No âmbito da deteção, é incentivada a cultura da denúncia e tolerância zero, bem como mecanismos de proteção de testemunhas e denunciantes.

No eixo da repressão recomenda-se a adoção de mecanismos céleres para a total recuperação dos produtos do crime, otimização de tecnologias da informação e fortalecimento da coordenação e cooperação interinstitucionais dos diversos órgãos que intervêm na repressão da corrupção e criminalidade conexa.

Inocência Pinto assinalou que as autoridades angolanas lidam atualmente com megaprocessos, processos complexos com mais de 2.000 páginas que requerem uma investigação mais assertiva e técnicas de investigação modernas e complexas como escutas telefónicas e imagens de videovigilância.

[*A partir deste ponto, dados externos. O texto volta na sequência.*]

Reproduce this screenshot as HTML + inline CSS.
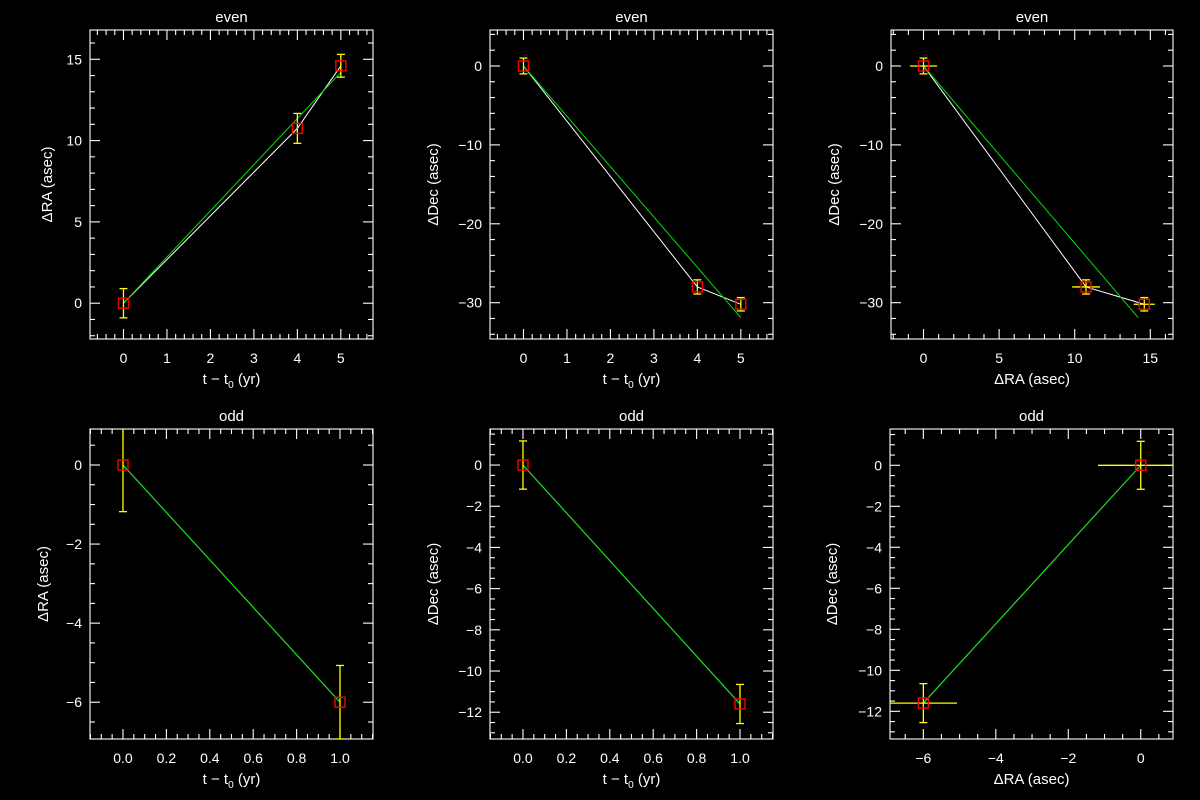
<!DOCTYPE html>
<html><head><meta charset="utf-8"><style>
html,body{margin:0;padding:0;background:#000;}
svg{display:block;font-family:"Liberation Sans",sans-serif;}
</style></head><body>
<svg id="fig" width="1200" height="800" viewBox="0 0 1200 800"></svg>
<script>
// ---- data ----
const evenT = [0, 4, 5];
const evenRA = [0, 10.75, 14.6];
const evenRAErr = [0.9, 0.92, 0.7];
const evenDec = [0, -28.0, -30.2];
const evenDecErr = [1.0, 0.9, 0.85];
const evenFitRA = [0, 14.2];      // fit RA at t=0, t=5
const evenFitDec = [0, -31.9];    // fit Dec at t=0, t=5
const evenFitT = [0, 5];
const oddT = [0, 1];
const oddRA = [0, -6.0];
const oddRAErr = [1.18, 0.93];
const oddDec = [0, -11.6];
const oddDecErr = [1.17, 0.95];

const NS = "http://www.w3.org/2000/svg";
const svg = document.getElementById('fig');
function el(tag, attrs, parent) {
  const e = document.createElementNS(NS, tag);
  for (const k in attrs) e.setAttribute(k, attrs[k]);
  (parent || svg).appendChild(e);
  return e;
}

function panel(o) {
  const g = el('g', {});
  
  
  const L=o.box[0], T=o.box[1], R=o.box[2], B=o.box[3];
  const sx = v => L + (v - o.xr[0]) / (o.xr[1] - o.xr[0]) * (R - L);
  const sy = v => B - (v - o.yr[0]) / (o.yr[1] - o.yr[0]) * (B - T);
  const clipId = 'c' + o.name;
  const cp = el('clipPath', {id: clipId}, g);
  el('rect', {x: L, y: T, width: R - L, height: B - T}, cp);
  const frame = el('rect', {x: L, y: T, width: R - L, height: B - T, fill: 'none', stroke: '#fff', 'stroke-width': 1.1}, g);
  
  
  const eps = 1e-6;
  const tk = el('g', {stroke: '#fff', 'stroke-width': 1.1}, g);
  
  
  for (let v = Math.ceil(o.xr[0] / o.xmin - eps) * o.xmin; v <= o.xr[1] + eps; v += o.xmin) {
    const major = Math.abs(v / o.xmaj - Math.round(v / o.xmaj)) < 1e-4;
    const len = major ? 10 : 5, x = sx(v);
    el('line', {x1: x, x2: x, y1: B, y2: B - len}, tk);
    el('line', {x1: x, x2: x, y1: T, y2: T + len}, tk);
    if (major) {
      const t = el('text', {x: x, y: B + 24, fill: '#fff', 'font-size': 14, 'text-anchor': 'middle'}, g);
      
      
      const r = Math.round(v / o.xmaj) * o.xmaj;
      t.textContent = o.xfmt(r).replace('-', '\u2212');
    }
  }
  for (let v = Math.ceil(o.yr[0] / o.ymin - eps) * o.ymin; v <= o.yr[1] + eps; v += o.ymin) {
    const major = Math.abs(v / o.ymaj - Math.round(v / o.ymaj)) < 1e-4;
    const len = major ? 10 : 5, y = sy(v);
    el('line', {x1: L, x2: L + len, y1: y, y2: y}, tk);
    el('line', {x1: R, x2: R - len, y1: y, y2: y}, tk);
    if (major) {
      const t = el('text', {x: L - 8, y: y + 5, fill: '#fff', 'font-size': 14, 'text-anchor': 'end'}, g);
      
      
      const r = Math.round(v / o.ymaj) * o.ymaj;
      t.textContent = String(r).replace('-', '\u2212');
    }
  }
  const ti = el('text', {x: (L + R) / 2, y: T - 8, fill: '#fff', 'font-size': 15, 'text-anchor': 'middle'}, g);
  
  
  ti.textContent = o.title;
  const xt = el('text', {x: (L + R) / 2, y: B + 45, fill: '#fff', 'font-size': 15, 'text-anchor': 'middle'}, g);
  
  
  if (o.xlab === 't') {
    xt.innerHTML = 't \u2212 t<tspan font-size="10" dy="4">0</tspan><tspan dy="-4"> (yr)</tspan>';
  } else xt.textContent = o.xlab;
  const cy = (T + B) / 2;
  const yx = L - o.yoff;
  const yt = el('text', {x: yx, y: cy, fill: '#fff', 'font-size': 15, 'text-anchor': 'middle', transform: 'rotate(-90 ' + yx + ' ' + cy + ')'}, g);
  
  
  yt.textContent = o.ylab;

  const d = el('g', {'clip-path': 'url(#' + clipId + ')'}, g);
  if (o.white) {
    const pl = el('polyline', {points: o.x.map((v, i) => sx(v) + ',' + sy(o.y[i])).join(' '), fill: 'none', stroke: '#fff', 'stroke-width': 1}, d);
    
    
  }
  const fl = el('line', {x1: sx(o.fx[0]), y1: sy(o.fy[0]), x2: sx(o.fx[1]), y2: sy(o.fy[1]), stroke: '#00e000', 'stroke-width': 1}, d);
  
  
  o.x.forEach((v, i) => {
    const x = sx(v), y = sy(o.y[i]);
    const eg = el('g', {stroke: '#ffff00', 'stroke-width': 1.3}, d);
    
    
    const y1 = sy(o.y[i] + o.ye[i]), y2 = sy(o.y[i] - o.ye[i]);
    el('line', {x1: x, x2: x, y1: y1, y2: y2}, eg);
    el('line', {x1: x - 4, x2: x + 4, y1: y1, y2: y1}, eg);
    el('line', {x1: x - 4, x2: x + 4, y1: y2, y2: y2}, eg);
    if (o.xe) el('line', {x1: sx(v - o.xe[i]), x2: sx(v + o.xe[i]), y1: y, y2: y}, eg);
    const m = el('rect', {x: x - 5, y: y - 5, width: 10, height: 10, fill: 'none', stroke: '#ff0000', 'stroke-width': 1.4}, d);
    
    
  });
}
const f0 = v => String(v);
const f1 = v => v.toFixed(1);
panel({name: 'even-ra-vs-t', box: [90, 30, 373, 339], xr: [-0.77, 5.74], yr: [-2.2, 16.8], xmaj: 1, xmin: 0.2, ymaj: 5, ymin: 1, xfmt: f0, yoff: 38,
  title: 'even', xlab: 't', ylab: '\u0394RA (asec)', x: evenT, y: evenRA, ye: evenRAErr, fx: evenFitT, fy: evenFitRA, white: true});
panel({name: 'even-dec-vs-t', box: [490, 30, 773, 339], xr: [-0.77, 5.74], yr: [-34.6, 4.56], xmaj: 1, xmin: 0.2, ymaj: 10, ymin: 2, xfmt: f0, yoff: 52,
  title: 'even', xlab: 't', ylab: '\u0394Dec (asec)', x: evenT, y: evenDec, ye: evenDecErr, fx: evenFitT, fy: evenFitDec, white: true});
panel({name: 'even-dec-vs-ra', box: [891, 30, 1173, 339], xr: [-2.15, 16.5], yr: [-34.6, 4.56], xmaj: 5, xmin: 1, ymaj: 10, ymin: 2, xfmt: f0, yoff: 52,
  title: 'even', xlab: '\u0394RA (asec)', ylab: '\u0394Dec (asec)', x: evenRA, y: evenDec, xe: evenRAErr, ye: evenDecErr, fx: evenFitRA, fy: evenFitDec, white: true});
panel({name: 'odd-ra-vs-t', box: [90, 429, 373, 739], xr: [-0.152, 1.152], yr: [-6.93, 0.91], xmaj: 0.2, xmin: 0.05, ymaj: 2, ymin: 0.5, xfmt: f1, yoff: 42,
  title: 'odd', xlab: 't', ylab: '\u0394RA (asec)', x: oddT, y: oddRA, ye: oddRAErr, fx: oddT, fy: oddRA, white: true});
panel({name: 'odd-dec-vs-t', box: [490, 429, 773, 739], xr: [-0.152, 1.152], yr: [-13.3, 1.75], xmaj: 0.2, xmin: 0.05, ymaj: 2, ymin: 0.5, xfmt: f1, yoff: 52,
  title: 'odd', xlab: 't', ylab: '\u0394Dec (asec)', x: oddT, y: oddDec, ye: oddDecErr, fx: oddT, fy: oddDec, white: true});
panel({name: 'odd-dec-vs-ra', box: [890, 429, 1173, 739], xr: [-6.92, 0.89], yr: [-13.35, 1.77], xmaj: 2, xmin: 0.5, ymaj: 2, ymin: 0.5, xfmt: f0, yoff: 53,
  title: 'odd', xlab: '\u0394RA (asec)', ylab: '\u0394Dec (asec)', x: oddRA, y: oddDec, xe: oddRAErr, ye: oddDecErr, fx: oddRA, fy: oddDec, white: true});
</script>
</body></html>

A procuradora sublinhou ainda que Angola foi recentemente avaliada pelo Grupo de Ação Financeira Internacional (GAFI) no âmbito da implementação da convenção da ONU contra a corrupção, tendo sido recomendado que fosse intensificada a investigação de crimes que geram mais vantagens como tráfico de drogas e minerais preciosos e contrabando de combustível.

Questionada sobre a forma como a proposta será aprovada e implementada, Inocência Pinto afirmou que esta está ainda em fase de consulta pública, para reunir contributos e só depois se vai decidir se será via decreto presidencial ou pela Assembleia Nacional.

Mostrou-se também convicta de que a proposta será aprovada, apesar de conter várias medidas para o setor público que vão em direção contrária ao que tem sido a prática do executivo.

“O nosso sentimento é que vai ser aprovada, temos tido recetividade neste sentido”, disse Inocência Pinto, acrescentando que o documento não foi elaborado pela PGR, e sim por um grupo de trabalho que integra vários elementos de departamentos ministeriais.

Mostrou-se também favorável à criação de uma agência anticorrupção, uma entidade autónoma que dependa diretamente do Presidente da República para coordenar todas as ações necessárias e salientou que Angola tem de praticar atos que demonstrem que o país está disposto a pôr fim a este tipo de criminalidade.